Stacey offered encouragement and worked with Amanda to find ways to help with her recovery and build her strength back up.
Physical therapy helped, but she needed more exercise. Cigna provided a gym membership, comfortable shoes to exercise and also a referral to the Achilles Cigna Customer Referral program, which help Cigna long-term disability customers return to health and life.
With the screws removed in May 2014, she became more motivated than ever to still with her new routines. “When Cigna called, I was speechless. And I’m not normally speechless,” Amanda laughed. “Completing this race will be HUGE for me.
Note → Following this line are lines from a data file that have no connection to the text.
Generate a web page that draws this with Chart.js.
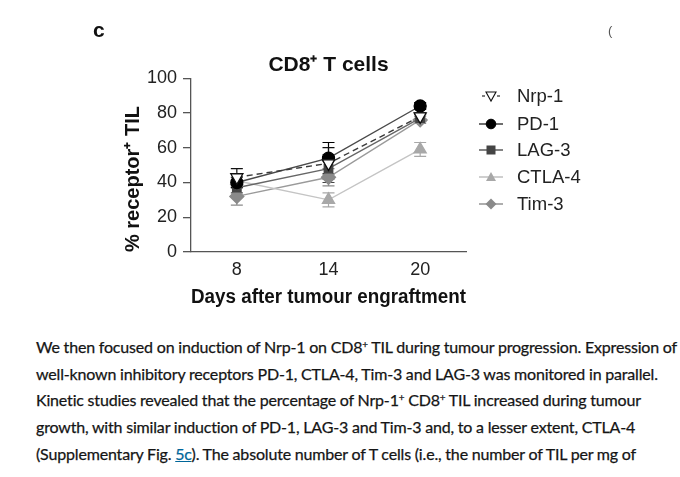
<!DOCTYPE html>
<html>
<head>
<meta charset="utf-8">
<script src="https://cdn.jsdelivr.net/npm/chart.js@4.4.1/dist/chart.umd.min.js"></script>
<style>
  html, body { margin: 0; padding: 0; background: #fff; }
  #page { position: relative; width: 680px; height: 477px; overflow: hidden; font-family: "Liberation Sans", Arial, sans-serif; }
  #chartBox { position: absolute; left: 0; top: 0; width: 680px; height: 310px; }
  .panel { position: absolute; left: 93px; top: 18px; font: bold 21px "Liberation Sans", Arial, sans-serif; color: #111; }
  .edge { position: absolute; left: 608px; top: 23px; font: 13px "Liberation Sans", Arial, sans-serif; color: #555; }
  #legend { position: absolute; left: 478px; top: 84px; }
  .lg { position: absolute; left: 0; height: 24px; white-space: nowrap; }
  .lg svg { position: absolute; left: 0; top: 2px; }
  .lg span { position: absolute; left: 39px; top: 0; font: 18.5px "Liberation Sans", Arial, sans-serif; color: #222; line-height: 24px; }
  #text { position: absolute; left: 36px; top: 334px; font: 16px Lato, "Open Sans", sans-serif; color: #151515; line-height: 26.7px; letter-spacing: -0.17px; word-spacing: -0.1px; white-space: nowrap; -webkit-text-stroke: 0.25px #151515; }
  #text a { color: #069; text-decoration: underline; -webkit-text-stroke: 0.25px #069; }
  sup { font-size: 62%; line-height: 0; vertical-align: 0.55em; }
</style>
</head>
<body>
<div id="page">
  <div id="chartBox"><canvas id="receptorChart"></canvas></div>
  <div class="panel">c</div>
  <div class="edge">(</div>
  <div id="legend"></div>
  <div id="text">
    We then focused on induction of Nrp-1 on CD8<sup>+</sup> TIL during tumour progression. Expression of<br>
    well-known inhibitory receptors PD-1, CTLA-4, Tim-3 and LAG-3 was monitored in parallel.<br>
    Kinetic studies revealed that the percentage of Nrp-1<sup>+</sup> CD8<sup>+</sup> TIL increased during tumour<br>
    growth, with similar induction of PD-1, LAG-3 and Tim-3 and, to a lesser extent, CTLA-4<br>
    (Supplementary Fig. <a href="#">5c</a>). The absolute number of T cells (i.e., the number of TIL per mg of
  </div>
</div>
<script>
/* ============================================================
   CD8+ TIL receptor kinetics
   ============================================================ */

const days = [8, 14, 20];
const yTicks = [0, 20, 40, 60, 80, 100];

const seriesNames = ['Nrp-1', 'PD-1', 'LAG-3', 'CTLA-4', 'Tim-3'];

const nrp1 = [43, 51, 78];
const pd1 = [40, 54, 84];
const lag3 = [37, 48, 77];
const ctla4 = [41, 30, 59];
const tim3 = [32, 43, 76];

const nrp1Err = [5, 9, 2];
const pd1Err = [3, 9, 2];
const lag3Err = [3, 8, 2];
const ctla4Err = [4, 4, 4];
const tim3Err = [5, 5, 2];

const seriesValues = [nrp1, pd1, lag3, ctla4, tim3];
const seriesErrors = [nrp1Err, pd1Err, lag3Err, ctla4Err, tim3Err];

// look of each series: line, marker, fill
const looks = [
  { line: '#3a3a3a', dash: [6, 4], marker: 'triangle', rot: 180, fill: '#ffffff', edge: '#111', r: 7 },
  { line: '#4a4a4a', dash: [], marker: 'circle', rot: 0, fill: '#000000', edge: '#000', r: 6 },
  { line: '#666666', dash: [], marker: 'rect', rot: 0, fill: '#444444', edge: '#444', r: 6 },
  { line: '#c4c4c4', dash: [], marker: 'triangle', rot: 0, fill: '#a8a8a8', edge: '#a8a8a8', r: 7 },
  { line: '#9a9a9a', dash: [], marker: 'rectRot', rot: 0, fill: '#8a8a8a', edge: '#8a8a8a', r: 7 }
];

const datasets = seriesNames.map((name, i) => ({
  label: name,
  data: days.map((d, j) => ({ x: d, y: seriesValues[i][j] })),
  errors: seriesErrors[i],
  borderColor: looks[i].line,
  borderWidth: 1.4,
  borderDash: looks[i].dash,
  pointStyle: looks[i].marker,
  rotation: looks[i].rot,
  pointRadius: looks[i].r,
  pointBackgroundColor: looks[i].fill,
  pointBorderColor: looks[i].edge,
  pointBorderWidth: 1.3,
  tension: 0,
  fill: false
}));

const errorBars = {
  id: 'errorBars',
  beforeDatasetsDraw(chart) {
    const { ctx, scales: { x, y } } = chart;
    for (let i = chart.data.datasets.length - 1; i >= 0; i--) {
      const ds = chart.data.datasets[i];
      ctx.save();
      ctx.strokeStyle = ds.pointBorderColor === '#ffffff' ? '#333' : ds.pointBorderColor;
      ctx.lineWidth = 1.2;
      ctx.setLineDash([]);
      ds.data.forEach((p, j) => {
        const e = ds.errors[j];
        const px = x.getPixelForValue(p.x);
        const top = y.getPixelForValue(p.y + e);
        const bot = y.getPixelForValue(p.y - e);
        ctx.beginPath();
        ctx.moveTo(px, top); ctx.lineTo(px, bot);
        ctx.moveTo(px - 6, top); ctx.lineTo(px + 6, top);
        ctx.moveTo(px - 6, bot); ctx.lineTo(px + 6, bot);
        ctx.stroke();
      });
      ctx.restore();
    }
  }
};

new Chart(document.getElementById('receptorChart').getContext('2d'), {
  type: 'line',
  data: { datasets },
  plugins: [errorBars],
  options: {
    responsive: true,
    maintainAspectRatio: false,
    animation: false,
    layout: { padding: { left: 110, right: 214, top: 0, bottom: 0 } },
    plugins: {
      legend: { display: false },
      tooltip: { enabled: false },
      title: {
        display: true,
        fullSize: false,
        text: 'CD8⁺ T cells',
        color: '#111',
        font: { family: '"Liberation Sans", Arial, sans-serif', size: 21, weight: 'bold', lineHeight: 1.2 },
        padding: { top: 53, bottom: 0 }
      }
    },
    scales: {
      x: {
        type: 'linear',
        min: 5,
        max: 23,
        afterBuildTicks: s => { s.ticks = days.map(v => ({ value: v })); },
        afterFit: s => { s.height = 58; },
        grid: { display: false, drawTicks: false },
        border: { display: true, color: '#555', width: 1.3 },
        ticks: { color: '#222', padding: 7, font: { family: '"Liberation Sans", Arial, sans-serif', size: 18 } },
        title: {
          display: true,
          text: 'Days after tumour engraftment',
          color: '#111',
          font: { family: '"Liberation Sans", Arial, sans-serif', size: 20, weight: 'bold', lineHeight: 1.2 },
          padding: { top: 0, bottom: 1 }
        }
      },
      y: {
        min: 0,
        max: 100,
        afterBuildTicks: s => { s.ticks = yTicks.map(v => ({ value: v })); },
        afterFit: s => { s.width = 81; },
        grid: { display: true, drawOnChartArea: false, drawTicks: true, tickLength: 8, color: '#555', lineWidth: 1.3 },
        border: { display: true, color: '#555', width: 1.3 },
        ticks: { color: '#222', padding: 6, font: { family: '"Liberation Sans", Arial, sans-serif', size: 18 } },
        title: {
          display: true,
          align: 'start',
          text: '% receptor⁺ TIL',
          color: '#111',
          font: { family: '"Liberation Sans", Arial, sans-serif', size: 20, weight: 'bold', lineHeight: 1.2 },
          padding: { top: 11, bottom: 0 }
        }
      }
    }
  }
});

// legend: line + marker icon and name for each series
function legendIcon(look) {
  const cx = 13, cy = 10;
  let mark = '';
  if (look.marker === 'circle') mark = `<circle cx="${cx}" cy="${cy}" r="4.8" fill="${look.fill}" stroke="${look.edge}"/>`;
  else if (look.marker === 'rect') mark = `<rect x="${cx - 4.5}" y="${cy - 4.5}" width="9" height="9" fill="${look.fill}"/>`;
  else if (look.marker === 'rectRot') mark = `<polygon points="${cx},${cy - 5.5} ${cx + 5.5},${cy} ${cx},${cy + 5.5} ${cx - 5.5},${cy}" fill="${look.fill}"/>`;
  else if (look.rot === 180) mark = `<polygon points="${cx - 5},${cy - 4} ${cx + 5},${cy - 4} ${cx},${cy + 5}" fill="#fff" stroke="${look.edge}" stroke-width="1.1"/>`;
  else mark = `<polygon points="${cx - 5},${cy + 4} ${cx + 5},${cy + 4} ${cx},${cy - 5}" fill="${look.fill}"/>`;
  const line = look.dash.length
    ? `<line x1="4" y1="${cy}" x2="7" y2="${cy}" stroke="${look.line}" stroke-width="1.3"/><line x1="19" y1="${cy}" x2="22" y2="${cy}" stroke="${look.line}" stroke-width="1.3"/>`
    : `<line x1="1" y1="${cy}" x2="25" y2="${cy}" stroke="${look.line}" stroke-width="1.6"/>`;
  return `<svg width="27" height="20">${line}${mark}</svg>`;
}

const legendRows = [0, 28, 54, 81, 108];
document.getElementById('legend').innerHTML = seriesNames.map((name, i) =>
  `<div class="lg" style="top:${legendRows[i]}px">${legendIcon(looks[i])}<span>${name}</span></div>`
).join('');
</script>
</body>
</html>
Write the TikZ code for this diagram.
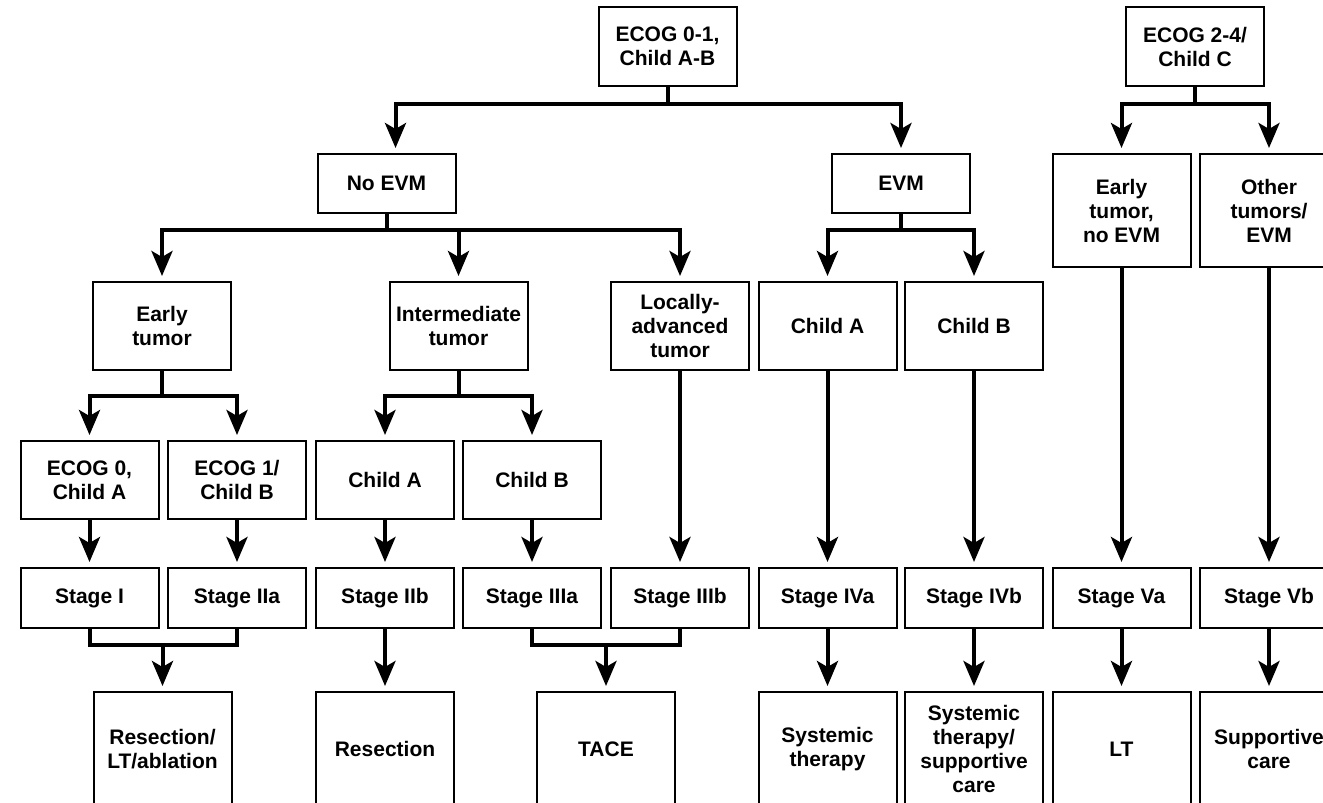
\documentclass[tikz,border=0pt]{standalone}
\usepackage{fontspec}
\setmainfont{Liberation Sans}
\usetikzlibrary{arrows.meta,calc}
\begin{document}
\begin{tikzpicture}[x=1pt,y=-1pt]
\tikzset{
  box/.style={draw, line width=2pt, rectangle, minimum width=138pt, inner sep=0pt,
    align=center, font=\fontsize{21}{24}\selectfont\bfseries},
  conn/.style={line width=4pt},
  arr/.style={conn, -{Stealth[length=25pt,width=21pt,inset=6pt]}, shorten >=5pt},
}
\fill[white] (0,0) rectangle (1323,803);
\useasboundingbox (0,0) rectangle (1323,803);
\clip (0,0) rectangle (1323,803);

% top level
\node[box, minimum height=79pt] (ecogA) at (667.5,46.5) {ECOG 0-1,\\Child A-B};
\node[box, minimum height=79pt] (ecogC) at (1195,46.5) {ECOG 2-4/\\Child C};

% second level
\node[box, minimum height=59pt] (noevm) at (386.5,183.5) {No EVM};
\node[box, minimum height=59pt] (evm) at (901,183.5) {EVM};
\node[box, minimum height=113pt] (earlyC) at (1121.5,210.5) {Early\\tumor,\\no EVM};
\node[box, minimum height=113pt] (other) at (1269,210.5) {Other\\tumors/\\EVM};

% tumour extent
\node[box, minimum height=88pt] (early) at (162,326) {Early\\tumor};
\node[box, minimum height=88pt] (inter) at (458.5,326) {Intermediate\\tumor};
\node[box, minimum height=88pt] (local) at (680,326) {Locally-\\advanced\\tumor};
\node[box, minimum height=88pt] (childA) at (827.5,326) {Child A};
\node[box, minimum height=88pt] (childB) at (974,326) {Child B};

% performance / liver function
\node[box, minimum height=78pt] (e0) at (89.5,480) {ECOG 0,\\Child A};
\node[box, minimum height=78pt] (e1) at (237,480) {ECOG 1/\\Child B};
\node[box, minimum height=78pt] (ca) at (385,480) {Child A};
\node[box, minimum height=78pt] (cb) at (532,480) {Child B};

% stages
\node[box, minimum height=60pt] (sI) at (89.5,598) {Stage I};
\node[box, minimum height=60pt] (sIIa) at (237,598) {Stage IIa};
\node[box, minimum height=60pt] (sIIb) at (385,598) {Stage IIb};
\node[box, minimum height=60pt] (sIIIa) at (532,598) {Stage IIIa};
\node[box, minimum height=60pt] (sIIIb) at (680,598) {Stage IIIb};
\node[box, minimum height=60pt] (sIVa) at (827.5,598) {Stage IVa};
\node[box, minimum height=60pt] (sIVb) at (974,598) {Stage IVb};
\node[box, minimum height=60pt] (sVa) at (1121.5,598) {Stage Va};
\node[box, minimum height=60pt] (sVb) at (1269,598) {Stage Vb};

% treatments
\node[box, minimum height=114pt] (res1) at (162.5,749) {Resection/\\LT/ablation};
\node[box, minimum height=114pt] (res) at (385,749) {Resection};
\node[box, minimum height=114pt] (tace) at (606,749) {TACE};
\node[box, minimum height=114pt] (sys) at (827.5,749) {Systemic\\therapy};
\node[box, minimum height=114pt] (syssup) at (974,749) {Systemic\\therapy/\\supportive\\care};
\node[box, minimum height=114pt] (lt) at (1121.5,749) {LT};
\node[box, minimum height=114pt] (sup) at (1269,749) {Supportive\\care};

% branching connectors
\draw[conn] (ecogA.south) -- ++(0,17) coordinate (j1);
\draw[arr] (j1) -| ([xshift=9pt]noevm.north);
\draw[arr] (j1) -| (evm.north);

\draw[conn] (ecogC.south) -- ++(0,17) coordinate (j4);
\draw[arr] (j4) -| (earlyC.north);
\draw[arr] (j4) -| (other.north);

\draw[conn] (noevm.south) -- ++(0,16) coordinate (j2);
\draw[arr] (j2) -| (early.north);
\draw[arr] (j2) -| (inter.north);
\draw[arr] (j2) -| (local.north);

\draw[conn] (evm.south) -- ++(0,16) coordinate (j3);
\draw[arr] (j3) -| (childA.north);
\draw[arr] (j3) -| (childB.north);

\draw[conn] (early.south) -- ++(0,25) coordinate (j5);
\draw[arr] (j5) -| (e0.north);
\draw[arr] (j5) -| (e1.north);

\draw[conn] (inter.south) -- ++(0,25) coordinate (j6);
\draw[arr] (j6) -| (ca.north);
\draw[arr] (j6) -| (cb.north);

% straight arrows into the stages
\draw[arr] (e0.south) -- (sI.north);
\draw[arr] (e1.south) -- (sIIa.north);
\draw[arr] (ca.south) -- (sIIb.north);
\draw[arr] (cb.south) -- (sIIIa.north);
\draw[arr] (local.south) -- (sIIIb.north);
\draw[arr] (childA.south) -- (sIVa.north);
\draw[arr] (childB.south) -- (sIVb.north);
\draw[arr] (earlyC.south) -- (sVa.north);
\draw[arr] (other.south) -- (sVb.north);

% stages to treatments
\draw[conn] (sI.south) -- ++(0,16) -| (sIIa.south);
\path (sI.south) ++(0,16) coordinate (u1);
\draw[arr] (u1 -| res1.north) -- (res1.north);

\draw[conn] (sIIIa.south) -- ++(0,16) -| (sIIIb.south);
\path (sIIIa.south) ++(0,16) coordinate (u2);
\draw[arr] (u2 -| tace.north) -- (tace.north);

\draw[arr] (sIIb.south) -- (res.north);
\draw[arr] (sIVa.south) -- (sys.north);
\draw[arr] (sIVb.south) -- (syssup.north);
\draw[arr] (sVa.south) -- (lt.north);
\draw[arr] (sVb.south) -- (sup.north);
\end{tikzpicture}
\end{document}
It will be very emotional crossing that finish line. I’ve worked so hard to get this far.”
Because of her hard work and determination, Amanda completed the Walt Disney World 5K presented by Cigna on January 8, 2015 in Orlando, Fla. and reached the next milestone in her journey back to life and good health.
Joey Mercer – 5K Finisher
Joey Mercer, 36-year-old restaurant manager in Hamilton, Ontario, knew he had a problem when he lost his license two years ago. Like many people who need help, it takes a big scare to catch their attention and Joey suffered from a combination of scary conditions: alcoholism, depression and bulimia.
For a lot of people, it would be easier to quit than fight such an avalanche of conditions. Instead Joey has attended Alcoholics Anonymous and now offers a message of hope. With the help and support of his Cigna vocational coach, he’s worked with other support groups to combat his diagnoses, he’s returned to full-time work and he’s taken his physical health to a level he never had before.
He started running, going to the gym and attending yoga to help his body and mind. Cigna paid for these exercise memberships for several months to help Joey get moving.
“Running makes me happy. It makes me feel good about myself,” said Joey. “I want people to know that they can do anything they put to their mind. A diagnosis doesn’t mean your life is over. It’s time to pick yourself up and fight for who you are inside.”
In January, he completed the Walt Disney World 5K as a sponsored Achilles Cigna Customer Referral Program athlete reaching a milestone he never thought was possible.